Socrates: I heard, then, that at Naucratis, in Egypt, was one of the ancient gods of that country, the one whose sacred bird is called the ibis, and the name of the god himself was Theuth. He it was who invented numbers and arithmetic and geometry and astronomy, also draughts and dice, and, most important of all, letters. Now the king of all Egypt at that time was the god Thamus, who lived in the great city of the upper region, which the Greeks call the Egyptian Thebes, and they call the god himself Ammon. To him came Theuth to show his inventions, saying that they ought to be imparted to the other Egyptians. But Thamus asked what use there was in each, and as Theuth enumerated their uses, expressed praise or blame, according as he approved or disapproved. The story goes that Thamus said many things to Theuth in praise or blame of the various arts, which it would take too long to repeat; but when they came to the letters, “This invention, O king,” said Theuth, “will make the Egyptians wiser and will improve their memories; for it is an elixir of memory and wisdom that I have discovered.” But Thamus replied, “Most ingenious Theuth, one man has the ability to beget arts, but the ability to judge of their usefulness or harmfulness to their users belongs to another; and now you, who are the father of letters, have been led by your affection to ascribe to them a power the opposite of that which they really possess. For this invention will produce forgetfulness in the minds of those who learn to use it, because they will not practice their memory.
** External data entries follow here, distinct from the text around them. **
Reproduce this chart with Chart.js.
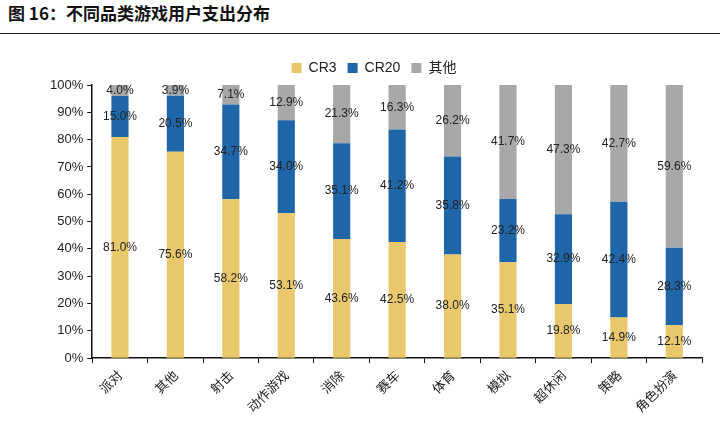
<!DOCTYPE html>
<html>
<head>
<meta charset="utf-8">
<script src="https://cdn.jsdelivr.net/npm/chart.js@4/dist/chart.umd.min.js"></script>
<style>
  body { margin: 0; background: #fff; }
  #title {
    height: 33px; line-height: 36px; padding-left: 8px;
    font: bold 17px "Noto Sans CJK SC", sans-serif; color: #111;
    border-bottom: 1.5px solid #222;
  }
  #wrap { position: relative; width: 720px; height: 387px; }
</style>
</head>
<body>
<div id="title">图 16：不同品类游戏用户支出分布</div>
<div id="wrap"><canvas id="c"></canvas></div>
<script>
const categories = ['派对', '其他', '射击', '动作游戏', '消除', '赛车', '体育', '模拟', '超休闲', '策略', '角色扮演'];
const cr3 = [81.0, 75.6, 58.2, 53.1, 43.6, 42.5, 38.0, 35.1, 19.8, 14.9, 12.1];
const cr20 = [15.0, 20.5, 34.7, 34.0, 35.1, 41.2, 35.8, 23.2, 32.9, 42.4, 28.3];
const others = [4.0, 3.9, 7.1, 12.9, 21.3, 16.3, 26.2, 41.7, 47.3, 42.7, 59.6];

// draw value labels in the middle of each segment
const segLabels = {
    id: 'segLabels',
    afterDatasetsDraw(chart) {
        const ctx = chart.ctx;
        ctx.save();
        ctx.font = '12px "Liberation Sans", Arial, sans-serif';
        ctx.fillStyle = '#222';
        ctx.textAlign = 'center';
        ctx.textBaseline = 'middle';
        chart.data.datasets.forEach((ds, i) => {
            chart.getDatasetMeta(i).data.forEach((bar, j) => {
                const y = (bar.y + bar.base) / 2;
                ctx.fillText(ds.data[j].toFixed(1) + '%', bar.x, y);
            });
        });
        ctx.restore();
    }
};

new Chart(document.getElementById('c'), {
    type: 'bar',
    data: {
        labels: categories,
        datasets: [
            { label: 'CR3', data: cr3, backgroundColor: '#E9C86B' },
            { label: 'CR20', data: cr20, backgroundColor: '#1F66A8' },
            { label: '其他', data: others, backgroundColor: '#A8A8A8' }
        ]
    },
    options: {
        responsive: true,
        maintainAspectRatio: false,
        animation: false,
        categoryPercentage: 1,
        barPercentage: 0.31,
        layout: { padding: { left: 46, right: 18, top: 16, bottom: 2 } },
        plugins: {
            tooltip: { enabled: false },
            legend: {
                labels: {
                    boxWidth: 10, boxHeight: 10, padding: 11,
                    color: '#222',
                    font: { size: 14, family: '"Liberation Sans", "Noto Sans CJK SC", sans-serif' }
                }
            }
        },
        scales: {
            x: {
                stacked: true,
                grid: { drawOnChartArea: false, color: '#111', tickLength: 5 },
                border: { color: '#111', width: 1.5 },
                ticks: {
                    color: '#222', minRotation: 45, maxRotation: 45, padding: 4,
                    font: { size: 13, family: '"Noto Sans CJK SC", sans-serif' }
                }
            },
            y: {
                stacked: true,
                min: 0, max: 100,
                grid: { drawOnChartArea: false, color: '#111', tickLength: 5 },
                border: { color: '#111', width: 1.5 },
                ticks: {
                    stepSize: 10, color: '#222', padding: 4,
                    font: { size: 13, family: '"Liberation Sans", Arial, sans-serif' },
                    callback: v => v + '%'
                }
            }
        }
    },
    plugins: [segLabels]
});
</script>
</body>
</html>
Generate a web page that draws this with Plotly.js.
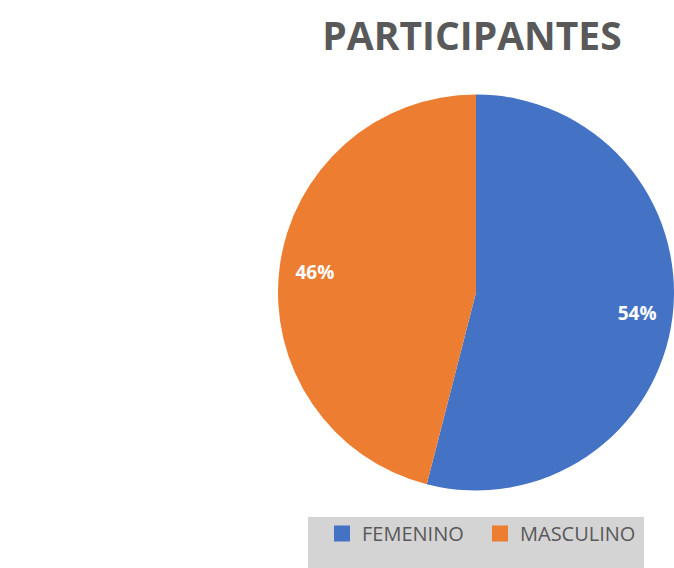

Their trust in writing, produced by external characters which are no part of themselves, will discourage the use of their own memory within them. You have invented an elixir not of memory, but of reminding; and you offer your pupils the appearance of wisdom, not true wisdom, for they will read many things without instruction and will therefore seem
to know many things, when they are for the most part ignorant and hard to get along with, since they are not wise, but only appear wise.1

What would an ancient magician have answered his apprentice, who told him that he cannot be bothered to learn all these ancient scripts? Most likely he would have told him, that being the apprentice of a true magician is a high honour and if he does not want to endure the discipline needed, he may not be worthy after all.

Do you think you have the makings of a true magician? If so, learning how to use a computer and the internet cannot be such a big obstacle, most children can learn it and so can you.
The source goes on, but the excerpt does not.